EXERCISE PROMPT :: Each record must be reproduced exactly as it is shown.

RAW RECORDS ::
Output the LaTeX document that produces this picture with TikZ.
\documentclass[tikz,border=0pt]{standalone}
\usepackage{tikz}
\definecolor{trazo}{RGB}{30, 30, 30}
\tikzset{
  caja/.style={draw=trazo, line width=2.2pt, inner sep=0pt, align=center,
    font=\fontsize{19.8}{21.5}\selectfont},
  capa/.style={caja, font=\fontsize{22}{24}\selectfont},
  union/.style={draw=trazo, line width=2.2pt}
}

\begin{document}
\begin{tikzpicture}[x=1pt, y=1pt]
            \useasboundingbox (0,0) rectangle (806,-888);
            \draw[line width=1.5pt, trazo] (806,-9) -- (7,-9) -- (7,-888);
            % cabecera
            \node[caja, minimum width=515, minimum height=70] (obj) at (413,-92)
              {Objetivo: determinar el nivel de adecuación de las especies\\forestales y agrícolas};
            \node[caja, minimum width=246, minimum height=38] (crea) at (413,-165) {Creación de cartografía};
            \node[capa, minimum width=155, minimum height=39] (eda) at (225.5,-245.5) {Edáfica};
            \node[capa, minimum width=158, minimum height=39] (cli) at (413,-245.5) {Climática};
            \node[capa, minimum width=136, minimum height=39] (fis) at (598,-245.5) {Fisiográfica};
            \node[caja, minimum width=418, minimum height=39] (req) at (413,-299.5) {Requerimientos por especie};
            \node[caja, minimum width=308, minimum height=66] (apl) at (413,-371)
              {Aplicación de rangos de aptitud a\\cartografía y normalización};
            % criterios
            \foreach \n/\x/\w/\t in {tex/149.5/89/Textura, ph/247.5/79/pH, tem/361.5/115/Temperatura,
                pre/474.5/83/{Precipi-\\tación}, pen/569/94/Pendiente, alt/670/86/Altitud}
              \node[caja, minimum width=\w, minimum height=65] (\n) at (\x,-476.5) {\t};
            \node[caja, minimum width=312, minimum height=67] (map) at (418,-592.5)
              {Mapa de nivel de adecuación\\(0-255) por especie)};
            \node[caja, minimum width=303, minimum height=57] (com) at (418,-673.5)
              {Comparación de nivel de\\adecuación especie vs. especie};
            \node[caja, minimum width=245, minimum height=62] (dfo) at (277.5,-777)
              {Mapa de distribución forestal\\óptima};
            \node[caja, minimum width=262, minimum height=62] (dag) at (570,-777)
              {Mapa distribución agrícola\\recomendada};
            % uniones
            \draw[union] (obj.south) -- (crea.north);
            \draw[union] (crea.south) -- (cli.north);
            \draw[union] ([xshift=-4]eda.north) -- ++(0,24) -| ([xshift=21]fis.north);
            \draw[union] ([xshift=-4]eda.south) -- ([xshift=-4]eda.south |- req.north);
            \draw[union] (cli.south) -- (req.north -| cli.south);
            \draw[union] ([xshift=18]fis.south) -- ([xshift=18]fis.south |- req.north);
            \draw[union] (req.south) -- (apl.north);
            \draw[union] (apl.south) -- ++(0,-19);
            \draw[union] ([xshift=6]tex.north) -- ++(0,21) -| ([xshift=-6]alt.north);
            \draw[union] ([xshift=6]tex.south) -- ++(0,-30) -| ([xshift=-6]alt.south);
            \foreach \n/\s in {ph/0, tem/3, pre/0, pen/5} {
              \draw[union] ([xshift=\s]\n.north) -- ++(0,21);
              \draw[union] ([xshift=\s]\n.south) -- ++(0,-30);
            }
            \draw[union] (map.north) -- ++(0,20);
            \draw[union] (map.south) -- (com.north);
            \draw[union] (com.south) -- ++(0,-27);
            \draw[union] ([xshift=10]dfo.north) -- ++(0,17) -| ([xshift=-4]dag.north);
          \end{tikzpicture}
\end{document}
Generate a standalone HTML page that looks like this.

PROBLEM SOLUTION ::
Output the LaTeX document that produces this picture with TikZ.
\documentclass[tikz,border=0pt]{standalone}
\usepackage{tikz}
\definecolor{trazo}{RGB}{30, 30, 30}
\tikzset{
  caja/.style={draw=trazo, line width=2.2pt, inner sep=0pt, align=center,
    font=\fontsize{19.8}{21.5}\selectfont},
  capa/.style={caja, font=\fontsize{22}{24}\selectfont},
  union/.style={draw=trazo, line width=2.2pt}
}

\begin{document}
\begin{tikzpicture}[x=1pt, y=1pt]
            \useasboundingbox (0,0) rectangle (806,-888);
            \draw[line width=1.5pt, trazo] (806,-9) -- (7,-9) -- (7,-888);
            % cabecera
            \node[caja, minimum width=515, minimum height=70] (obj) at (413,-92)
              {Objetivo: determinar el nivel de adecuación de las especies\\forestales y agrícolas};
            \node[caja, minimum width=246, minimum height=38] (crea) at (413,-165) {Creación de cartografía};
            \node[capa, minimum width=155, minimum height=39] (eda) at (225.5,-245.5) {Edáfica};
            \node[capa, minimum width=158, minimum height=39] (cli) at (413,-245.5) {Climática};
            \node[capa, minimum width=136, minimum height=39] (fis) at (598,-245.5) {Fisiográfica};
            \node[caja, minimum width=418, minimum height=39] (req) at (413,-299.5) {Requerimientos por especie};
            \node[caja, minimum width=308, minimum height=66] (apl) at (413,-371)
              {Aplicación de rangos de aptitud a\\cartografía y normalización};
            % criterios
            \foreach \n/\x/\w/\t in {tex/149.5/89/Textura, ph/247.5/79/pH, tem/361.5/115/Temperatura,
                pre/474.5/83/{Precipi-\\tación}, pen/569/94/Pendiente, alt/670/86/Altitud}
              \node[caja, minimum width=\w, minimum height=65] (\n) at (\x,-476.5) {\t};
            \node[caja, minimum width=312, minimum height=67] (map) at (418,-592.5)
              {Mapa de nivel de adecuación\\(0-255) por especie)};
            \node[caja, minimum width=303, minimum height=57] (com) at (418,-673.5)
              {Comparación de nivel de\\adecuación especie vs. especie};
            \node[caja, minimum width=245, minimum height=62] (dfo) at (277.5,-777)
              {Mapa de distribución forestal\\óptima};
            \node[caja, minimum width=262, minimum height=62] (dag) at (570,-777)
              {Mapa distribución agrícola\\recomendada};
            % uniones
            \draw[union] (obj.south) -- (crea.north);
            \draw[union] (crea.south) -- (cli.north);
            \draw[union] ([xshift=-4]eda.north) -- ++(0,24) -| ([xshift=21]fis.north);
            \draw[union] ([xshift=-4]eda.south) -- ([xshift=-4]eda.south |- req.north);
            \draw[union] (cli.south) -- (req.north -| cli.south);
            \draw[union] ([xshift=18]fis.south) -- ([xshift=18]fis.south |- req.north);
            \draw[union] (req.south) -- (apl.north);
            \draw[union] (apl.south) -- ++(0,-19);
            \draw[union] ([xshift=6]tex.north) -- ++(0,21) -| ([xshift=-6]alt.north);
            \draw[union] ([xshift=6]tex.south) -- ++(0,-30) -| ([xshift=-6]alt.south);
            \foreach \n/\s in {ph/0, tem/3, pre/0, pen/5} {
              \draw[union] ([xshift=\s]\n.north) -- ++(0,21);
              \draw[union] ([xshift=\s]\n.south) -- ++(0,-30);
            }
            \draw[union] (map.north) -- ++(0,20);
            \draw[union] (map.south) -- (com.north);
            \draw[union] (com.south) -- ++(0,-27);
            \draw[union] ([xshift=10]dfo.north) -- ++(0,17) -| ([xshift=-4]dag.north);
          \end{tikzpicture}
\end{document}
Generate a standalone HTML page that looks like this.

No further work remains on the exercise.